*Set exercise*
Count the lines in the records below that contain the word "this", and reply with only that number.

*Dataset excerpts*
■ ■ ■ ■ ■ ■ ■
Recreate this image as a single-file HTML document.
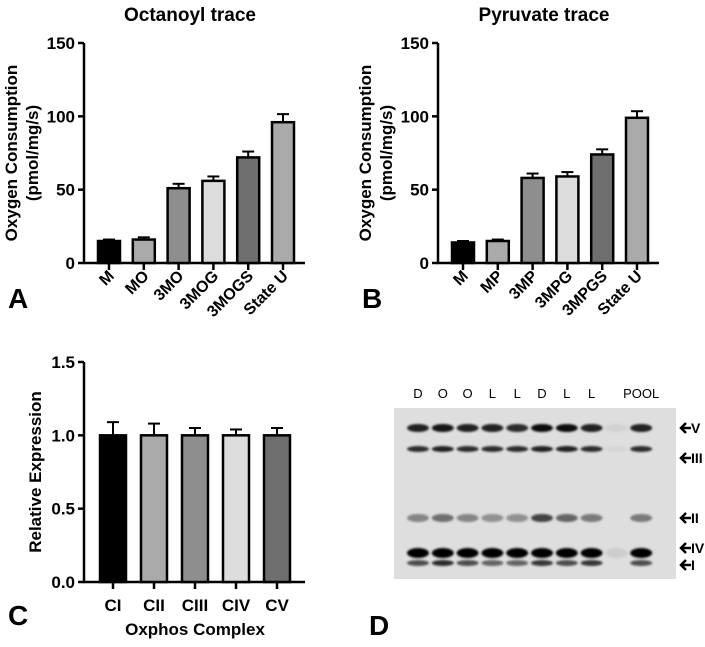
■ ■ ■ ■ ■ ■ ■
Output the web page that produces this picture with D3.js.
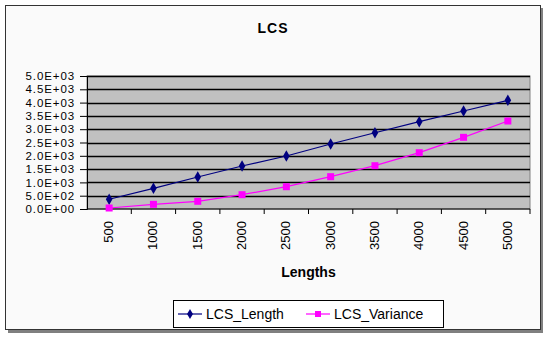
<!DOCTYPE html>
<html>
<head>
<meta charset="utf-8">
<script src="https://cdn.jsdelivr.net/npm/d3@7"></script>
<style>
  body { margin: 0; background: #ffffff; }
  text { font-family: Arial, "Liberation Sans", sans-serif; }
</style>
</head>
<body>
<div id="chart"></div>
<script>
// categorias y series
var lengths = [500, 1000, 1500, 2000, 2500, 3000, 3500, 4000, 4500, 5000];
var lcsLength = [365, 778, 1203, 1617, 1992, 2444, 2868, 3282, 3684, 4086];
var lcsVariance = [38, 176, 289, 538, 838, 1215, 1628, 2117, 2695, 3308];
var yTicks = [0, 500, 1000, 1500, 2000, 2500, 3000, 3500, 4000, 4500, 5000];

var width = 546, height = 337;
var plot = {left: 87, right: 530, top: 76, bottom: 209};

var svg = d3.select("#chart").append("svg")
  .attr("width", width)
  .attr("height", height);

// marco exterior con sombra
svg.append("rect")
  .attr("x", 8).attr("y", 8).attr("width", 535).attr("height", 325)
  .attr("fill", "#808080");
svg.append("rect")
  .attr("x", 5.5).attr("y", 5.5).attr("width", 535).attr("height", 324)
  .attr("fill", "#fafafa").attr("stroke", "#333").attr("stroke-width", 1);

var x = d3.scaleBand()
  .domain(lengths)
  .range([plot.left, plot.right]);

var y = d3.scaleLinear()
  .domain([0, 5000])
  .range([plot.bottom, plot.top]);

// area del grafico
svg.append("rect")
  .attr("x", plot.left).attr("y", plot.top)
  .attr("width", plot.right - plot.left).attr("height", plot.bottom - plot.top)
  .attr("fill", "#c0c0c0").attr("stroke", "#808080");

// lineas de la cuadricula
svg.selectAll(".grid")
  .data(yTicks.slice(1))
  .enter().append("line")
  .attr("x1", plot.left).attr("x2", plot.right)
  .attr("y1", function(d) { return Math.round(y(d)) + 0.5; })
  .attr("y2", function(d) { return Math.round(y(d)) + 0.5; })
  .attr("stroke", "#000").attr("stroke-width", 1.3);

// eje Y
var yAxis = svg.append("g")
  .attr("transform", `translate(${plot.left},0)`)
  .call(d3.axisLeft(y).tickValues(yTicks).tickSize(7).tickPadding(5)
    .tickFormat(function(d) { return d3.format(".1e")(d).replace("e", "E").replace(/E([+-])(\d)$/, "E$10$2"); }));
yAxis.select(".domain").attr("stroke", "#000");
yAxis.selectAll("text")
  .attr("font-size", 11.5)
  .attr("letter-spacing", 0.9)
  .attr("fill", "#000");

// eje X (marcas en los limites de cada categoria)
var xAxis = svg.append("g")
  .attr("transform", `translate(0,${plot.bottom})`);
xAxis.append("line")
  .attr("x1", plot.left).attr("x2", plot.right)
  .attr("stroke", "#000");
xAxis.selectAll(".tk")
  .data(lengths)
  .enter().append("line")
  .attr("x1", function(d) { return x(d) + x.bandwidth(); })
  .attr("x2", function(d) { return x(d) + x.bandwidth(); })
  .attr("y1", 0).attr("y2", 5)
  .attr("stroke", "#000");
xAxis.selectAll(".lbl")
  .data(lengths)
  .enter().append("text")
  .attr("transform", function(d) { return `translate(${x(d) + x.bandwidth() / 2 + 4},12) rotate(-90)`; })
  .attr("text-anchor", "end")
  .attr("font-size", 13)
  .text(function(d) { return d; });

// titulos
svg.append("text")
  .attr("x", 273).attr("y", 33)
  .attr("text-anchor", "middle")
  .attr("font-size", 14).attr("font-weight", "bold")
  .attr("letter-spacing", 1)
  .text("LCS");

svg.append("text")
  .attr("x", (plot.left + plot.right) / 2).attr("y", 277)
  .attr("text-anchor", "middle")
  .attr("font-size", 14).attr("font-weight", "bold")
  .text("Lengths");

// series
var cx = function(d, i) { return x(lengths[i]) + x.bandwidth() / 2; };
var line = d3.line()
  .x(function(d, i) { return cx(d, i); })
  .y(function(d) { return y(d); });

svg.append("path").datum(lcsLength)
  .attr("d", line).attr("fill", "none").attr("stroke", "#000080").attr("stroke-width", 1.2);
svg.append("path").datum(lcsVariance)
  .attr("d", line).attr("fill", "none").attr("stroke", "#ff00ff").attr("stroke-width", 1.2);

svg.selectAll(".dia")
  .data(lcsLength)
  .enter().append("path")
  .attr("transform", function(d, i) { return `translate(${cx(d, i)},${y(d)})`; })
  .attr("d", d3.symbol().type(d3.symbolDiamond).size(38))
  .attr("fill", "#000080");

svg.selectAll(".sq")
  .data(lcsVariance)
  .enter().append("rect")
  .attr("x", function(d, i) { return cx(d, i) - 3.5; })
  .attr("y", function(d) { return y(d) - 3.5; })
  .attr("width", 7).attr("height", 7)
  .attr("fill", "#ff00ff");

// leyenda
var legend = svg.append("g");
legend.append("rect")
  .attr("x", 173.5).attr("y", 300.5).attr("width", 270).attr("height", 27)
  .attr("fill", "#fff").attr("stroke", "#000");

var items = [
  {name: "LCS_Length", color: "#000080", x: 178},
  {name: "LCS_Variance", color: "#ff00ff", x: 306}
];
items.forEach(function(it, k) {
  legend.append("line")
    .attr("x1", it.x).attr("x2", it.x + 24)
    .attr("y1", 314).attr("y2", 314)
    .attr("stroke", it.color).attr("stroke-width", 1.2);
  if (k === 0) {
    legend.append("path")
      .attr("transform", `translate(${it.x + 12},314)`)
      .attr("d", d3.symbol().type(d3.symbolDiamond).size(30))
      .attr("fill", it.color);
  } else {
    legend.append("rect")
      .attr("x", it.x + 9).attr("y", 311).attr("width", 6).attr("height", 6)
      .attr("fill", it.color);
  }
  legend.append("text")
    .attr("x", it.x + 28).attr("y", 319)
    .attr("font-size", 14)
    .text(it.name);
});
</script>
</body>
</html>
■ ■ ■ ■ ■ ■ ■
*Complete response*
2